FY10 MANPOWER UPDATE (http://www.marines.mil/news/messages/Pages/MARADMIN025-10.aspx - broken link)
There are rumors of the Corps eventually dropping to about 145k active forces, but the commandant has stated that he will not reduce troop strength while we are in Afghanistan. General Conway made it a point to give every Marine the opportunity to deploy, thi was done trhough individual augements and standing up of task forces from non-deployable stations like the ones in the National Capital Region. These largley consited of Marines volunteering who had not yet had a chance to deploy.

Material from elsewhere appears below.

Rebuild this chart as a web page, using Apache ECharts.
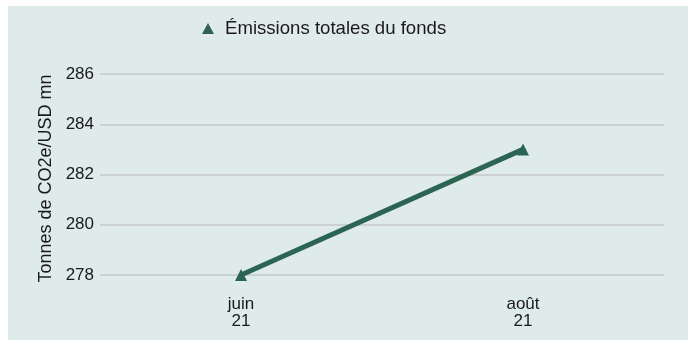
<!DOCTYPE html>
<html>
<head>
<meta charset="utf-8">
<script src="https://cdn.jsdelivr.net/npm/echarts@6/dist/echarts.min.js"></script>
<style>
  html, body { margin: 0; padding: 0; background: #ffffff; }
  #wrap { position: absolute; left: 8px; top: 6px; width: 680px; height: 334px; background: #dfeaea; }
  #chart { width: 688px; height: 340px; position: absolute; left: 0; top: 0; }
</style>
</head>
<body>
<div id="wrap"></div>
<div id="chart"></div>
<script>
// Fund emissions intensity, tonnes CO2e per USD million
const months = ['juin\n21', 'août\n21'];
const totalEmissions = [278, 283];
const seriesName = 'Émissions totales du fonds';
const yMin = 278, yMax = 286, yStep = 2;

const lineColor = '#2b6552';
const textColor = '#1a1a1a';
const font = 'Liberation Sans, Arial, Helvetica, sans-serif';

const chart = echarts.init(document.getElementById('chart'), null, { renderer: 'canvas' });
chart.setOption({
  backgroundColor: 'transparent',
  animation: false,
  legend: {
    data: [{ name: seriesName, icon: 'triangle' }],
    top: 14,
    left: 197,
    itemWidth: 12,
    itemHeight: 11,
    itemGap: 12,
    textStyle: { color: textColor, fontSize: 18.6, fontFamily: font, padding: [0, 0, 0, 6] }
  },
  grid: { left: 100, right: 24, top: 74, bottom: 65 },
  xAxis: {
    type: 'category',
    data: months,
    boundaryGap: true,
    axisLine: { show: false },
    axisTick: { show: false },
    axisLabel: { color: textColor, fontSize: 17, fontFamily: font, margin: 21, lineHeight: 17 }
  },
  yAxis: {
    type: 'value',
    min: yMin,
    max: yMax,
    interval: yStep,
    name: 'Tonnes de CO2e/USD mn',
    nameLocation: 'middle',
    nameGap: 43,
    nameTextStyle: { color: textColor, fontSize: 18, fontFamily: font, padding: [0, 8, 0, 0] },
    axisLine: { show: false },
    axisTick: { show: false },
    axisLabel: { color: textColor, fontSize: 17, fontFamily: font, margin: 6 },
    splitLine: { lineStyle: { color: '#c4c9ca', width: 1.5 } }
  },
  series: [{
    name: seriesName,
    type: 'line',
    data: totalEmissions,
    symbol: 'triangle',
    symbolSize: 12,
    itemStyle: { color: lineColor },
    lineStyle: { color: lineColor, width: 5 }
  }]
});
</script>
</body>
</html>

Task Force NCR Deployment | Special Projects | News & Messenger
Quantico Sentry - Messages for Families, Friends, Supporters of Task Force National Capital Region
http://www.quantico.usmc.mil/tfncr/w...er%20final.pdf
As far as percentage of reservists activated total, I don't know. Ther has been about 57K activated since 9/11, but as I stated before, that includes SMCR, IRR, and IMA which numbers about 100K at any given time. To that number you have to factor in the number of people who joined an got out during that period, the number of peopel that were activatde only to serve stateside, while an AD unit deployed. I imagine that infantry reserve units have deployed more than other reserve units, just like AD infantry units have. Specially from 2003-2006 when Al Anbar was hot in Iraq. The Marines aren't even Iraq anymore, as far as units deployed. The thing is, there are no infantry units in NC, the closest you come to is a tank unit in Jacksonville, but it relatively new and I think is still non-deployable until another 2-5 years. The unit in Charlotte is a maintenance unit.
To your 95% E4 or below, that is way off base. I have no numbers, but I find it hard to believe that high of reservists would experience deployment when less than half of active forces have. Then again, the National Guard, combat arms units especially, have seen more deployments for a longer period of time than active forces have.